Information shown:
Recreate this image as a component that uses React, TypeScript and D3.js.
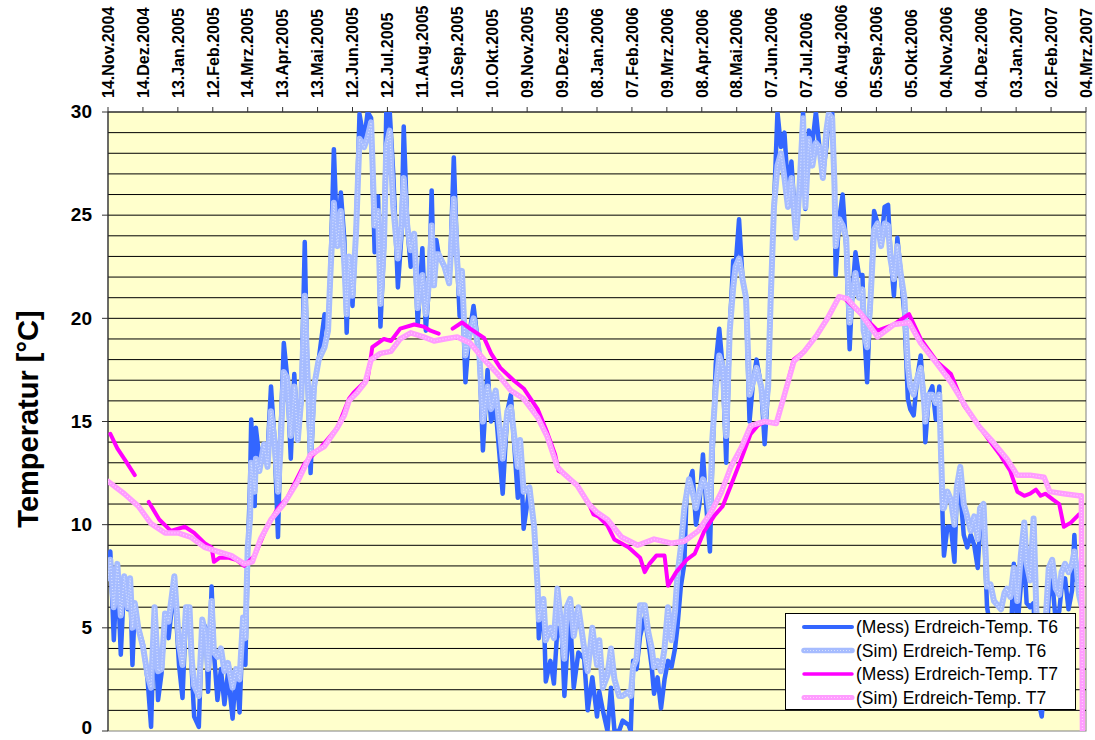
import React from 'react';
import * as d3 from 'd3';

// ---------- DATA ----------
// Day offsets from 14.Nov.2004
const t6Days = [
  0,2,5,8,11,14,17,19,21,23,
  26,30,34,37,40,43,46,49,52,57,
  61,64,67,70,72,74,78,81,84,86,
  89,91,94,97,100,103,107,110,113,116,
  118,120,122,123,126,127,130,134,137,140,
  143,146,148,151,154,157,160,163,166,169,
  171,174,177,181,186,189,191,194,197,200,
  203,205,207,210,213,216,220,223,226,229,
  232,234,237,239,242,245,249,252,254,257,
  260,263,266,270,273,276,278,280,282,284,
  289,293,294,297,300,302,304,307,310,314,
  319,322,326,329,333,339,343,346,352,354,
  357,362,366,369,370,374,376,380,383,386,
  390,392,394,397,400,404,409,412,416,420,
  422,425,429,432,435,439,442,447,449,451,
  454,457,461,464,467,469,472,475,478,481,
  484,487,489,492,495,497,499,502,505,508,
  511,514,517,519,522,525,528,531,534,537,
  539,542,545,548,551,554,557,561,564,567,
  569,572,575,578,581,584,587,589,591,594,
  597,599,602,605,608,611,614,617,619,622,
  624,625,628,631,634,637,639,642,645,648,
  649,652,655,658,661,664,667,670,672,675,
  678,681,684,687,689,692,695,698,701,702,
  705,708,711,714,715,717,718,721,724,727,
  729,732,735,738,741,744,747,749,752,755,
  758,761,764,767,770,772,775,778,781,784,
  787,789,792,795,797,799,802,805,808,811,
  814,817,819,822,825,828,830,832,834,836,
];
const t6Mess = [
  7.6,8.7,4.4,8.0,3.7,7.4,5.9,7.3,3.2,6.1,
  5.0,4.2,2.5,0.2,6.0,1.5,2.8,5.6,4.5,7.1,
  3.2,1.6,5.8,5.5,2.9,0.7,0.2,5.3,5.0,1.9,
  7.0,3.8,1.5,3.0,1.3,2.8,0.6,2.9,0.9,5.4,
  3.2,8.5,12.0,15.1,10.9,14.7,13.2,13.9,13.4,16.7,
  14.1,9.4,14.0,18.8,17.1,13.2,17.3,14.1,16.0,23.7,
  17.8,12.5,16.7,18.0,20.2,19.4,22.1,28.2,23.5,26.1,
  23.8,19.3,23.0,20.6,24.1,29.9,28.6,30.0,29.7,23.2,
  25.9,19.6,23.5,30.0,30.0,27.0,21.5,24.0,29.3,24.5,
  22.5,24.1,19.7,23.4,19.4,21.9,26.2,21.6,23.8,23.1,
  22.5,21.7,22.7,27.8,22.7,20.1,21.9,16.9,19.1,20.6,
  18.2,13.6,17.5,15.0,15.6,11.5,15.5,16.3,11.3,14.1,
  9.8,11.8,9.9,7.0,4.5,6.4,2.4,3.4,2.3,5.0,
  4.5,1.7,3.6,5.5,2.1,3.8,3.5,1.0,2.6,0.7,
  1.9,1.0,0.0,2.1,0.0,0.0,0.5,0.3,0.0,3.4,
  3.0,4.6,5.5,4.4,3.1,1.8,2.6,1.1,2.5,3.4,
  3.1,4.0,5.0,7.0,8.1,11.6,12.0,12.6,10.0,11.0,
  13.4,10.8,8.7,13.0,17.8,19.5,17.6,13.0,19.4,22.8,
  22.5,24.8,21.9,21.0,15.0,16.9,18.0,16.7,13.9,16.7,
  20.6,25.4,30.0,28.3,29.0,26.2,27.6,25.8,23.9,26.4,
  30.0,25.3,29.1,28.5,30.0,28.3,27.0,28.3,29.9,30.0,
  26.4,22.1,24.8,26.0,23.5,18.5,21.0,23.2,22.1,22.1,
  19.9,16.9,21.0,25.2,24.6,23.5,25.4,25.5,23.2,21.1,
  23.9,22.1,20.2,16.1,15.6,15.3,17.1,18.2,15.9,14.0,
  16.3,16.7,15.1,16.7,14.3,10.0,8.5,9.9,9.9,8.2,
  11.5,11.6,9.5,8.9,9.5,9.0,7.9,9.9,10.5,6.0,
  5.0,4.8,3.4,4.4,3.7,4.6,4.0,8.1,5.0,7.0,
  8.3,6.2,6.0,6.2,3.1,1.5,0.7,3.0,6.5,7.3,
  5.3,5.8,6.9,7.4,5.9,6.8,9.5,7.3,7.0,7.0,
];
const t6Sim = [
  7.4,8.3,6.0,8.1,5.6,7.5,6.0,7.4,5.0,6.2,
  5.0,4.1,2.7,2.1,6.0,2.9,3.0,5.7,5.3,7.5,
  4.2,3.2,6.0,6.0,3.4,2.2,1.7,5.4,4.6,3.0,
  6.3,3.8,3.6,4.0,2.9,3.3,2.1,3.0,2.5,5.5,
  4.5,8.9,10.3,13.0,11.6,13.2,12.6,13.9,12.8,15.5,
  14.1,11.6,13.5,17.4,17.1,14.3,16.7,14.1,16.1,21.1,
  17.8,13.6,16.7,18.0,18.6,19.4,22.1,25.6,23.5,25.2,
  22.6,20.2,23.0,21.1,24.1,28.7,28.3,28.8,29.5,24.5,
  25.2,20.7,23.5,28.3,29.1,25.4,22.9,24.5,26.8,24.5,
  23.3,24.1,20.5,22.1,20.2,21.9,24.5,21.6,23.1,23.1,
  22.5,21.7,22.7,25.8,22.7,21.2,22.3,18.2,19.1,20.0,
  18.2,15.0,16.7,15.6,16.5,13.2,15.5,15.7,12.8,14.1,
  11.6,11.8,9.9,7.0,5.4,6.4,4.4,5.0,4.5,6.9,
  4.8,3.5,6.0,6.4,4.6,6.0,4.0,2.9,5.0,3.2,
  4.4,2.1,2.7,4.0,2.5,1.7,1.7,1.9,1.7,3.1,
  3.5,6.1,6.1,4.8,4.0,3.1,3.4,2.9,4.0,6.0,
  4.4,5.8,7.5,8.9,10.8,11.5,12.2,11.6,10.8,11.6,
  12.2,11.8,10.5,14.1,16.6,18.2,17.6,14.3,19.4,21.5,
  22.5,22.9,21.9,21.0,16.3,16.9,17.6,16.7,15.1,16.7,
  20.6,25.4,27.4,28.0,26.8,25.4,26.8,25.4,23.9,26.4,
  29.7,25.4,28.7,27.4,28.5,28.3,26.8,29.1,29.9,29.7,
  26.4,23.5,24.8,24.5,23.9,19.8,21.0,22.2,21.0,21.4,
  19.4,18.6,21.0,24.3,24.6,23.5,24.6,24.5,22.9,21.9,
  23.5,22.1,21.0,17.7,16.7,16.3,17.1,17.6,15.9,15.0,
  16.3,16.3,15.9,16.3,14.3,10.8,10.8,11.6,11.2,10.0,
  11.8,12.8,11.0,10.4,9.7,10.4,9.3,10.8,11.0,7.0,
  7.1,6.3,6.1,5.9,6.7,6.9,6.5,7.9,6.3,8.5,
  10.1,8.1,7.3,10.3,6.5,3.1,3.1,5.0,7.9,8.3,
  6.9,6.6,7.7,8.1,7.7,8.1,8.7,7.9,6.6,6.1,
];

const t7SimDays = [
  0,14,26,37,49,60,71,83,94,106,
  117,124,131,140,151,163,174,186,197,203,
  207,214,221,226,234,243,251,260,271,280,
  289,300,311,323,334,346,357,369,377,386,
  391,403,413,420,429,441,455,469,484,495,
  507,518,527,535,544,552,564,574,581,589,
  598,609,618,628,635,647,661,675,688,698,
  712,724,738,749,761,772,781,792,804,809,
  821,834,836,837,
];
const t7Sim = [
  12.1,11.5,10.9,10.05,9.6,9.6,9.4,8.9,8.7,8.5,
  8.1,8.2,9.3,10.25,11.0,12.1,13.4,13.8,14.7,15.3,
  16.0,16.4,16.9,18.0,18.3,18.4,19.0,19.3,19.1,18.9,
  19.0,19.1,18.8,18.0,17.35,16.5,16.1,15.2,14.3,12.8,
  12.5,11.9,11.0,10.6,10.25,9.4,9.0,9.3,9.1,9.2,
  9.7,10.6,11.6,12.8,13.75,14.8,15.0,14.9,16.3,17.9,
  18.4,19.2,20.0,21.05,20.95,20.2,19.1,19.7,19.8,18.8,
  17.8,16.9,15.6,14.7,13.95,13.2,12.4,12.4,12.3,11.6,
  11.5,11.4,11.4,0,
];

const t7MessDays = [
  2,8,15,23,29,35,44,54,66,74,
  83,89,91,96,103,110,117,126,137,146,
  154,169,183,197,207,211,223,227,237,243,
  251,263,271,277,284,290,296,304,311,323,
  329,337,349,357,369,377,384,387,391,403,
  413,417,421,429,435,447,457,461,465,471,
  478,481,488,497,504,512,521,528,535,544,
  552,558,564,574,581,589,598,609,618,628,
  632,647,661,675,688,698,712,724,735,749,
  758,766,775,781,787,792,797,801,805,812,
  817,821,827,834,
];
const t7Mess: (number | null)[] = [
  14.4,13.7,13.1,12.4,null,11.1,10.25,9.7,9.9,9.6,
  9.1,8.9,8.2,8.4,8.4,8.3,8.0,8.5,9.96,10.8,
  11.3,12.98,13.76,14.7,16.1,16.4,17.06,18.6,19.0,18.9,
  19.5,19.7,19.6,19.4,19.26,null,19.5,19.8,19.5,19.05,
  18.3,17.6,16.96,16.6,15.6,14.5,13.4,12.6,12.5,11.9,
  11.0,10.5,10.4,9.96,9.28,8.9,8.4,7.7,8.1,8.5,
  8.5,7.04,7.7,8.3,8.6,9.67,10.45,10.9,11.9,13.2,
  14.4,14.8,15.0,14.9,16.3,18.0,18.4,19.2,20.0,21.05,
  21.0,20.2,19.4,19.7,20.2,19.0,17.9,17.3,15.8,14.7,
  14.0,13.4,12.6,11.6,11.4,11.5,11.7,11.4,11.5,11.2,
  11.0,9.9,10.1,10.5,
];

const xTickLabels = [
  '14.Nov.2004','14.Dez.2004','13.Jan.2005','12.Feb.2005','14.Mrz.2005','13.Apr.2005',
  '13.Mai.2005','12.Jun.2005','12.Jul.2005','11.Aug.2005','10.Sep.2005','10.Okt.2005',
  '09.Nov.2005','09.Dez.2005','08.Jan.2006','07.Feb.2006','09.Mrz.2006','08.Apr.2006',
  '08.Mai.2006','07.Jun.2006','07.Jul.2006','06.Aug.2006','05.Sep.2006','05.Okt.2006',
  '04.Nov.2006','04.Dez.2006','03.Jan.2007','02.Feb.2007','04.Mrz.2007',
];
const tickStepDays = 30;
const yTicks = [0, 5, 10, 15, 20, 25, 30];
const seriesNames = [
  '(Mess) Erdreich-Temp. T6',
  '(Sim) Erdreich-Temp. T6',
  '(Mess) Erdreich-Temp. T7',
  '(Sim) Erdreich-Temp. T7',
];
const yTitle = 'Temperatur [°C]';

// ---------- LAYOUT ----------
const W = 1095, H = 740;
const PL = 108, PR = 1086, PT = 112, PB = 731;
const START = Date.UTC(2004, 10, 14);
const dayToDate = (d: number) => new Date(START + d * 86400000);
const FONT = 'Arial, "Liberation Sans", Helvetica, sans-serif';

const x = d3.scaleUtc().domain([dayToDate(0), dayToDate(840)]).range([PL, PR]);
const y = d3.scaleLinear().domain([0, 30]).range([PB, PT]);

type P = { d: number; v: number | null };
const zip = (days: number[], vals: (number | null)[]): P[] => days.map((d, i) => ({ d, v: vals[i] }));

const line = d3.line<P>()
  .defined(p => p.v != null)
  .x(p => x(dayToDate(p.d)))
  .y(p => y(p.v as number))
  .curve(d3.curveLinear);

const series = [
  { name: seriesNames[0], data: zip(t6Days, t6Mess), stroke: '#3366FF', width: 4.5, dots: false },
  { name: seriesNames[1], data: zip(t6Days, t6Sim), stroke: '#a6bcff', width: 6, dots: true },
  { name: seriesNames[2], data: zip(t7MessDays, t7Mess), stroke: '#FF00FF', width: 4, dots: false },
  { name: seriesNames[3], data: zip(t7SimDays, t7Sim), stroke: '#ff9cff', width: 5.5, dots: true },
];

export default function App() {
  const tickDays = d3.range(0, 841, tickStepDays);
  const grid = d3.range(1, 31);
  const legendY = [627, 650.5, 674, 697.5];
  return (
    <svg width={W} height={H} style={{ position: 'absolute', left: 0, top: 0, background: '#fff' }} fontFamily={FONT}>
      <defs>
        <clipPath id="plotClip">
          <rect x={PL} y={PT} width={PR - PL} height={PB - PT} />
        </clipPath>
      </defs>
      <rect x={PL} y={PT} width={PR - PL} height={PB - PT} fill="#FFFFCC" stroke="#808080" strokeWidth={1} />
      {grid.map(g => (
        <line key={g} x1={PL} x2={PR} y1={y(g)} y2={y(g)} stroke="#000" strokeWidth={1} />
      ))}
      {/* left axis */}
      <line x1={PL} x2={PL} y1={PT} y2={PB} stroke="#333" strokeWidth={1.2} />
      {yTicks.map(t => (
        <g key={t}>
          <line x1={PL - 6} x2={PL} y1={y(t)} y2={y(t)} stroke="#333" />
          <text x={92} y={Math.min(y(t), 728)} dy="0.33em" textAnchor="end" fontSize={19} fontWeight="bold">{t}</text>
        </g>
      ))}
      {/* top axis ticks */}
      {tickDays.map((d, i) => {
        const xp = x(dayToDate(d));
        return (
          <g key={d}>
            <line x1={xp} x2={xp} y1={PT - 5} y2={PT} stroke="#333" />
            <text transform={`translate(${xp},98) rotate(-90)`} dy="0.36em" fontSize={16} fontWeight="bold">{xTickLabels[i]}</text>
          </g>
        );
      })}
      <text transform={`translate(38,419) rotate(-90)`} textAnchor="middle" fontSize={29} fontWeight="bold">{yTitle}</text>
      <g clipPath="url(#plotClip)">
        {series.map(s => {
          const dd = line(s.data) || '';
          return (
            <g key={s.name}>
              <path d={dd} fill="none" stroke={s.stroke} strokeWidth={s.width}
                strokeLinejoin="round" strokeLinecap="round" />
              {s.dots && (
                <path d={dd} fill="none" stroke="#ffffff" strokeOpacity={0.55} strokeWidth={1.2}
                  strokeDasharray="1 2" strokeLinejoin="round" />
              )}
            </g>
          );
        })}
      </g>
      {/* legend */}
      <rect x={785.5} y={613.5} width={290} height={96} fill="#fff" stroke="#000" strokeWidth={1} />
      {series.map((s, i) => (
        <g key={s.name}>
          <line x1={804} x2={852} y1={legendY[i]} y2={legendY[i]} stroke={s.stroke} strokeWidth={s.width - 0.5} strokeLinecap="round" />
          {s.dots && (
            <line x1={804} x2={852} y1={legendY[i]} y2={legendY[i]} stroke="#fff" strokeOpacity={0.55} strokeWidth={1.2} strokeDasharray="1 2" />
          )}
          <text x={856} y={legendY[i]} dy="0.36em" fontSize={17.5}>{s.name}</text>
        </g>
      ))}
    </svg>
  );
}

What you need to do:
Only lines belong in the copy: transcribe those from the start of the data through the line that contains "import * as d3 from 'd3';", and skip the pictures.

Expected output:
Recreate this image as a component that uses React, TypeScript and D3.js.
import React from 'react';
import * as d3 from 'd3';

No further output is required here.